Who killed that initiative?

The State in the case of every country, to some extent, helps to kill such initiative because it has to. When hard times prevail and people have to be helped, as, for instance, the people in our western counties have to be helped, that to a great extent kills initiative. It would be a very desirable thing if there was no necessity at all for State aid, but, unfortunately, we cannot get away from the fact that it is necessary and this Bill provides it.

This Bill is not intended to be a comprehensive measure and it is not intended to be such as to provide the facilities which some Senators seem to have in mind, that is, credit facilities for farmers. If such provision were to be made, I would not be dealing with this Bill. It would be the job of the Minister for Agriculture and I am not going to be drawn away on a side-path into a discussion on agriculture. I do not understand Senator Sir John Keane's references, and I certainly do not see the relevancy of talking about self-reliance and virility and associating that with the Land Acts. It was self-reliance and virility which were responsible for securing the Land Acts.
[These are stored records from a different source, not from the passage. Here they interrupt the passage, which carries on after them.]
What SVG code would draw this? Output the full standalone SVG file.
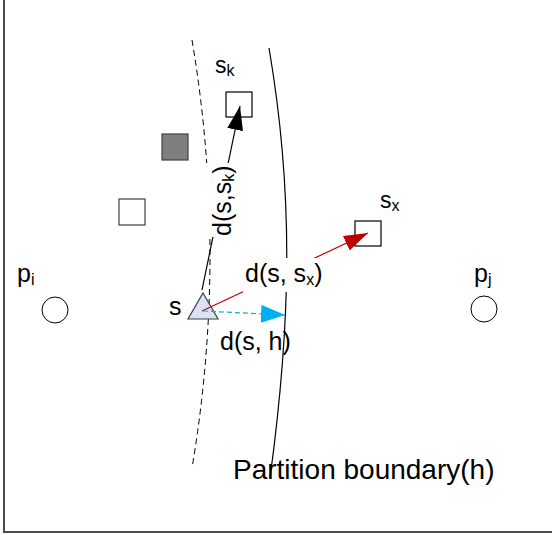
<svg xmlns="http://www.w3.org/2000/svg" width="552" height="535" viewBox="0 0 552 535">
<style>
text{font-family:"Liberation Sans",Arial,sans-serif;fill:#000}
.lbl{font-size:25px}
.sub{font-size:16px}
.box{fill:#fff;stroke:#000;stroke-width:1.2}
.bg{fill:#fff;stroke:none}
</style>
<defs>
<marker id="ahBlack" viewBox="0 0 24 16" refX="24" refY="8" markerWidth="24" markerHeight="16" markerUnits="userSpaceOnUse" orient="auto"><path d="M0,0 L24,8 L0,16 Z" fill="#000"/></marker>
<marker id="ahRed" viewBox="0 0 24 16" refX="24" refY="8" markerWidth="24" markerHeight="16" markerUnits="userSpaceOnUse" orient="auto"><path d="M0,0 L24,8 L0,16 Z" fill="#c00000"/></marker>
<marker id="ahBlue" viewBox="0 0 24 18" refX="24" refY="9" markerWidth="24" markerHeight="18" markerUnits="userSpaceOnUse" orient="auto"><path d="M0,0 L24,9 L0,18 Z" fill="#00b0f0"/></marker>
</defs>
<rect id="frame" x="4" y="-10" width="560" height="542" fill="#fff" stroke="#4d4d4d" stroke-width="2"/>
<g id="boundaries">
<path d="M192,40 Q228,254 192,468" fill="none" stroke="#000" stroke-width="1" stroke-dasharray="6,4"/>
<path d="M269,48 C295,200 290,330 270,478" fill="none" stroke="#000" stroke-width="1.2"/>
</g>
<g id="node-pi"><circle cx="55" cy="310" r="13" fill="#fff" stroke="#000" stroke-width="1"/><text x="17" y="282" font-size="25">p<tspan class="sub" dy="3">i</tspan></text></g>
<g id="node-pj"><circle cx="484" cy="309" r="13" fill="#fff" stroke="#000" stroke-width="1"/><text x="474" y="282" font-size="25">p<tspan class="sub" dy="3">j</tspan></text></g>
<g id="node-sk"><rect class="box" x="226" y="92" width="26" height="25"/><text x="215" y="73" font-size="23">s<tspan class="sub" dy="3">k</tspan></text></g>
<g id="node-gray"><rect x="162" y="134" width="26" height="26" fill="#7f7f7f" stroke="#404040" stroke-width="1.2"/></g>
<g id="node-white"><rect x="119" y="199" width="26" height="26" fill="#fff" stroke="#404040" stroke-width="1.2"/></g>
<g id="node-sx"><rect class="box" x="355" y="221" width="26" height="25"/><text x="380" y="208" font-size="23">s<tspan class="sub" dy="3">x</tspan></text></g>
<g id="node-s"><path d="M203,293 L218,319 L188,319 Z" fill="#dae3f3" stroke="#404040" stroke-width="1.2"/><text class="lbl" x="169" y="315">s</text></g>
<g id="connectors">
<line x1="202" y1="290" x2="240" y2="106" stroke="#000" stroke-width="1.2" marker-end="url(#ahBlack)"/>
<line x1="202" y1="311" x2="368" y2="233" stroke="#c00000" stroke-width="1.2" marker-end="url(#ahRed)"/>
<line x1="203" y1="311" x2="285" y2="315" stroke="#00b0f0" stroke-width="1.2" stroke-dasharray="5,3" marker-end="url(#ahBlue)"/>
</g>
<g id="labels">
<rect class="bg" x="205" y="163" width="34" height="74"/>
<text class="lbl" font-size="24" transform="translate(231,236) rotate(-90)">d(s,s<tspan class="sub" dy="3">k</tspan><tspan dy="-3">)</tspan></text>
<rect class="bg" x="243" y="258" width="84" height="34"/>
<text class="lbl" x="245" y="282">d(s, s<tspan class="sub" dy="3">x</tspan><tspan dy="-3">)</tspan></text>
<text class="lbl" x="220" y="350">d(s, h)</text>
<text x="233" y="479" font-size="28">Partition boundary(h)</text>
</g>
</svg>
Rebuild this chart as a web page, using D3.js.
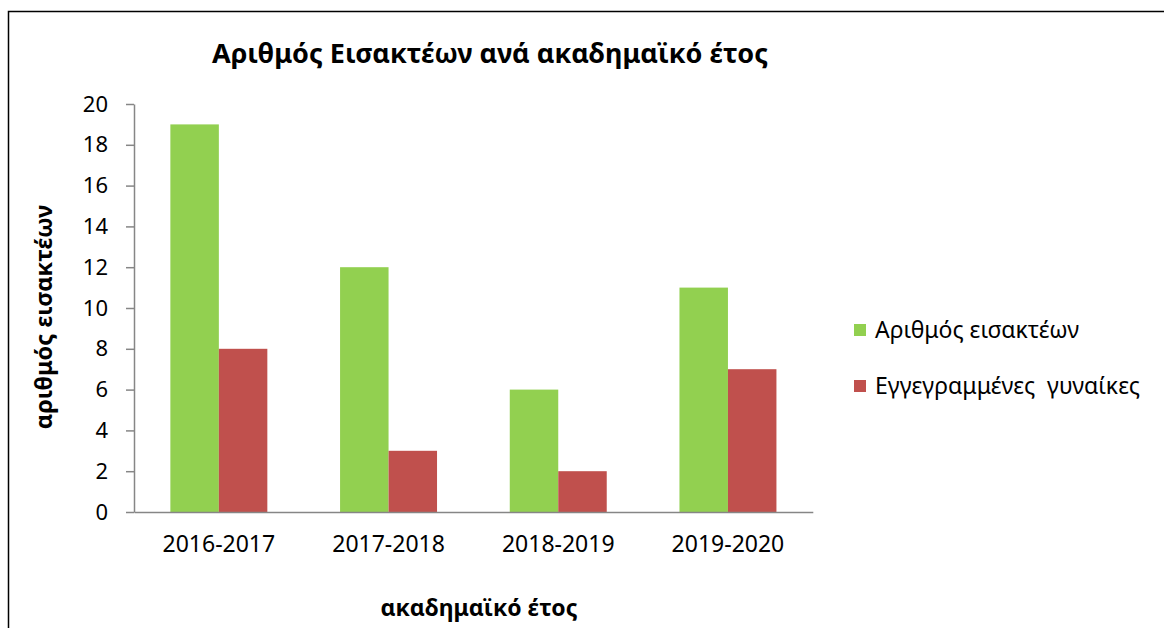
<!DOCTYPE html>
<html><head><meta charset="utf-8">
<script src="https://cdn.jsdelivr.net/npm/d3@7"></script>
<style>body{margin:0;background:#fff}svg{display:block}text{font-family:"Noto Sans",sans-serif;fill:#000}</style>
</head><body>
<svg id="c" width="1164" height="628"></svg>
<script>
const categories = ["2016-2017","2017-2018","2018-2019","2019-2020"];
const seriesNames = ["Αριθμός εισακτέων","Εγγεγραμμένες  γυναίκες"];
const admitted = [19,12,6,11];
const women = [8,3,2,7];
const yTicks = [0,2,4,6,8,10,12,14,16,18,20];
const colors = ["#92D050","#C0504D"];
const title = "Αριθμός Εισακτέων ανά ακαδημαϊκό έτος";
const yTitle = "αριθμός εισακτέων";
const xTitle = "ακαδημαϊκό έτος";

const svg = d3.select("#c");
svg.append("rect").attr("x",8.5).attr("y",11.5).attr("width",1200).attr("height",700)
  .attr("fill","none").attr("stroke","#000").attr("stroke-width",1.5);

const x0 = 134, x1 = 812.8, yTop = 104, yBot = 512;
const x = d3.scaleBand().domain(categories).range([x0,x1]).paddingInner(0.75/1.75).paddingOuter(0.75/1.75/2);
const xs = d3.scaleBand().domain([0,1]).range([0,x.bandwidth()]);
const y = d3.scaleLinear().domain([0,20]).range([yBot,yTop]);

const data = categories.map((c,i)=>({c, v:[admitted[i],women[i]]}));
const g = svg.append("g");
data.forEach(d=>{
  d.v.forEach((v,j)=>{
    g.append("rect").attr("x",x(d.c)+xs(j)).attr("y",y(v)).attr("width",xs.bandwidth()).attr("height",y(0)-y(v)).attr("fill",colors[j]);
  });
});

const ya = svg.append("g").attr("transform",`translate(${x0},0)`)
  .call(d3.axisLeft(y).tickValues(yTicks).tickSize(8).tickSizeOuter(0).tickPadding(18));
ya.select(".domain").attr("stroke","#868686").attr("stroke-width",1.5);
ya.selectAll(".tick line").attr("stroke","#868686").attr("stroke-width",1.5);
ya.selectAll("text").style("font-size","22px").attr("fill","#000");

const xa = svg.append("g").attr("transform",`translate(0,${yBot})`)
  .call(d3.axisBottom(x).tickSize(0).tickSizeOuter(0).tickPadding(24));
xa.select(".domain").attr("stroke","#868686").attr("stroke-width",1.5);
xa.selectAll("text").style("font-size","23px").attr("fill","#000");

svg.append("text").attr("x",490).attr("y",63).attr("text-anchor","middle")
  .style("font-size","27px").style("font-weight","bold").text(title);
svg.append("text").attr("transform","translate(52,317) rotate(-90)").attr("text-anchor","middle")
  .style("font-size","23.5px").style("font-weight","bold").text(yTitle);
svg.append("text").attr("x",479).attr("y",616).attr("text-anchor","middle")
  .style("font-size","23px").style("font-weight","bold").text(xTitle);

const lg = svg.append("g");
seriesNames.forEach((n,i)=>{
  const yy = 330 + i*56;
  lg.append("rect").attr("x",854).attr("y",yy-6).attr("width",12).attr("height",12).attr("fill",colors[i]);
  lg.append("text").attr("x",875).attr("y",yy+8).style("font-size","23px").attr("xml:space","preserve").text(n);
});
</script>
</body></html>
The Senator seems to think that this is a modern tendency and that we were trying to start a system of doles, but if he knew anything of the history of public bodies or of Acts of Parliament enacted in the past, he would know that as far back as 1881, an Act similar to this Bill was passed by the British Parliament and that these provisions were operated in the last 60 years by the old boards of guardians. There is no use in coming in and talking here when you do not know what you are talking about.

Question put and agreed to.
Agreed to take the remaining Stages now.